Barriers: they have never been so real like this year; put in place to protect us, but inevitably bound to isolate us – from other people, from experience, also from music. Starting from this realisation, La musica senza barriere (“The music without barriers”) is back: the musicians of the Luigi Cherubini Youth Orchestra – those young people who were most affected by the extended silence created by the regulations closing theatres and concert halls all around Italy – perform in nursing home in town and in the province of Ravenna, in the Monastery of the Carmelite Nuns, in the Prison. From 1 to 30 July, in Ravenna, Alfonsine, Cervia, Lugo, and Russi, a variety of chamber formations – string quartets, brass quartets, sextet and duo, quintet and trio – perform programmes ranging from Telemann to Bach, from Gluck to Mozart, and again Wagner, Rossini, Verdi, Mascagni, Morricone, contemporary composers…While for the opening of Ravenna Festival, its summer residence, the Orchestra brought live music back, with La musica senza barriere the Cherubini musicians bring music where people most suffered. Playing in the gardens and the courtyards, to be listened to from the balconies and the windows; so that no one is a prisoner to silence.

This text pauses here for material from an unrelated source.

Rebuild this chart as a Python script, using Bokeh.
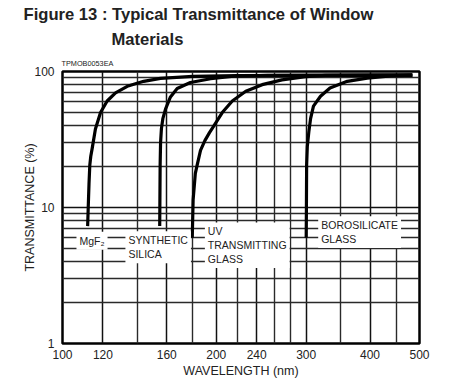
from bokeh.plotting import figure
from bokeh.models import FixedTicker, Title, Label
from bokeh.embed import file_html
from bokeh.resources import INLINE

# ---- data ----
mgf2_wl = [112.0, 112.3, 112.7, 113.1, 113.6, 114.3, 116.0, 118.7, 122.3, 127.0, 133.9, 144.2, 155.5, 180.0, 220.0, 300.0, 484.0]
mgf2_t = [7.3, 10.0, 15.0, 20.5, 23.8, 27.1, 37.8, 50.0, 60.7, 69.7, 77.8, 84.7, 89.0, 92.0, 93.3, 93.8, 94.0]

silica_wl = [155.0, 155.1, 155.3, 155.6, 156.2, 157.2, 159.1, 162.7, 167.7, 178.0, 195.0, 216.6, 252.0, 484.0]
silica_t = [7.3, 10.0, 20.5, 30.0, 38.0, 45.0, 52.8, 65.0, 75.0, 83.0, 88.5, 92.3, 93.8, 94.0]

uv_wl = [179.5, 180.2, 182.0, 183.5, 186.3, 190.0, 194.0, 198.0, 205.5, 215.0, 228.5, 246.0, 269.0, 299.0, 327.0, 484.0]
uv_t = [6.0, 11.4, 17.8, 20.5, 26.3, 31.0, 35.5, 40.0, 49.9, 60.7, 71.5, 80.0, 86.7, 91.5, 93.5, 94.0]

boro_wl = [300.0, 300.3, 300.6, 301.5, 303.6, 306.0, 310.0, 320.0, 334.0, 361.0, 395.0, 439.0, 484.0]
boro_t = [6.0, 10.0, 20.5, 28.0, 36.0, 45.0, 55.6, 65.8, 75.7, 84.7, 89.5, 93.0, 94.0]

x_major = [100, 120, 160, 200, 240, 300, 400, 500]
x_minor = [140, 180, 220, 260, 280, 350, 450]
y_major = [1, 10, 100]
y_minor = [2, 3, 4, 5, 6, 7, 8, 9, 20, 30, 40, 50, 60, 70, 80, 90]

labels = ["MgF\u2082", "SYNTHETIC\nSILICA", "UV\nTRANSMITTING\nGLASS", "BOROSILICATE\nGLASS"]
label_wl = [106.5, 132.8, 190.0, 316.7]
label_t = [5.70, 5.10, 5.28, 6.60]

FONT = "Liberation Sans"

p = figure(width=444, height=380, x_axis_type="log", y_axis_type="log",
           x_range=(100, 500), y_range=(1, 100),
           output_backend="svg", toolbar_location=None,
           min_border_left=62, min_border_right=25, min_border_bottom=34, min_border_top=71)
p.title.visible = False

# titles (later added = farther from plot)
t3 = Title(text="TPMOB0053EA", text_font=FONT, text_font_size="7.3px", text_font_style="normal",
           text_color="#222222", align="left", offset=-1, standoff=7)
t2 = Title(text="Materials", text_font=FONT, text_font_size="16.6px", text_font_style="bold",
           text_color="#222222", align="left", offset=49, standoff=9)
t1 = Title(text="Figure 13 : Typical Transmittance of Window", text_font=FONT, text_font_size="16.6px",
           text_font_style="bold", text_color="#222222", align="left", offset=-39, standoff=0)
p.add_layout(t3, "above")
p.add_layout(t2, "above")
p.add_layout(t1, "above")

# axes / grid
p.xaxis.ticker = FixedTicker(ticks=x_major, minor_ticks=x_minor)
p.yaxis.ticker = FixedTicker(ticks=y_major, minor_ticks=y_minor)
p.xaxis.major_label_overrides = {v: str(v) for v in x_major}
p.yaxis.major_label_overrides = {v: str(v) for v in y_major}
for ax in (p.xaxis, p.yaxis):
    ax.major_tick_in = 0
    ax.major_tick_out = 0
    ax.minor_tick_in = 0
    ax.minor_tick_out = 0
    ax.axis_line_color = None
    ax.major_label_text_font = FONT
    ax.major_label_text_font_size = "12px"
    ax.major_label_text_color = "#222222"
    ax.axis_label_text_font = FONT
    ax.axis_label_text_font_size = "12.5px"
    ax.axis_label_text_font_style = "normal"
    ax.axis_label_text_color = "#222222"
p.xaxis.axis_label = "WAVELENGTH (nm)"
p.yaxis.axis_label = "TRANSMITTANCE (%)"
p.xaxis.major_label_standoff = 6
p.yaxis.major_label_standoff = 8
p.xaxis.axis_label_standoff = 2
p.yaxis.axis_label_standoff = -6

for g in (p.xgrid, p.ygrid):
    g.grid_line_color = "#111111"
    g.grid_line_width = 1.5
    g.minor_grid_line_color = "#2a2a2a"
    g.minor_grid_line_width = 1.4

p.outline_line_color = "black"
p.outline_line_width = 2.5

# curves
for wl, t in ((mgf2_wl, mgf2_t), (silica_wl, silica_t), (uv_wl, uv_t), (boro_wl, boro_t)):
    p.line(wl, t, line_color="black", line_width=3.2, line_join="round")

# material labels with white boxes
for txt, xw, yt in zip(labels, label_wl, label_t):
    p.add_layout(Label(x=xw, y=yt, text=txt, text_font=FONT, text_font_size="10.5px",
                       text_color="#222222", text_align="left", text_baseline="middle",
                       text_line_height=1.15,
                       background_fill_color="white", background_fill_alpha=1.0,
                       padding=3))

open("out.html", "w").write(file_html(p, INLINE))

The project, endorsed by the Municipality of Ravenna, has been made possible by the support of the Emilia-Romagna Region and the Fondazione del Monte di Bologna e Ravenna.
“This is the good side of Italy,” said Riccardo Muti, speaking of the musicians of the Cherubini Orchestra in the occasion of the Ravenna Festival’s opening concert, on June 21, the feast of music and also the summer solstice; the most luminous day of the year for an act of courage which saw the young musicians on the stage for the opening night of the re-imagined 31st edition of the Festival. But there’s more to it. Again this year the Cherubini Orchestra takes over – morally, and not only artistically – from their conductor and director, with a new edition of the project La musica senza barriere, which in summer 2019 reached the places devoted to volunteers, and the protection and recovery of the weakest. Most recently, during the lockdown, La musica senza barriere turned into music pills, live performances shared on the website and the social accounts of the Alighieri Theatre, to virtually reopen its doors. Starting from July 1, with the proposals selected by the Orchestra’s artistic secretary Carla Delfrate and coordinated by orchestra inspector Leandro Nannini – the chamber music groups will perform in thirteen concerts, mostly in the nursing homes.
Making music together is one of the best examples of civic cohabitation, and one of the concepts upon which Muti builds the work with the orchestra. Why not turn that spirit into the driving force of a project dedicated to those people who cannot enter a theatre or a concert hall?
The 31st edition of the Festival was unexpected: the programme, which for weeks seemed almost impossible to turn into reality, feature over 40 events, 3 venues, 500 guest artists – among them the Cherubini, in 5 different concerts. The connection between the Festival and its Orchestra is even deeper though. On the one hand the Festival means to reach the largest number of people, though in compliance with the current regulations, with lower-than-average prices and the free streaming of the events. On the other hand the Cherubini Orchestra renews its gift to the Festival and the City, turning into its ambassadors to reach even those corners of society which, otherwise, would be excluded from culture and beauty.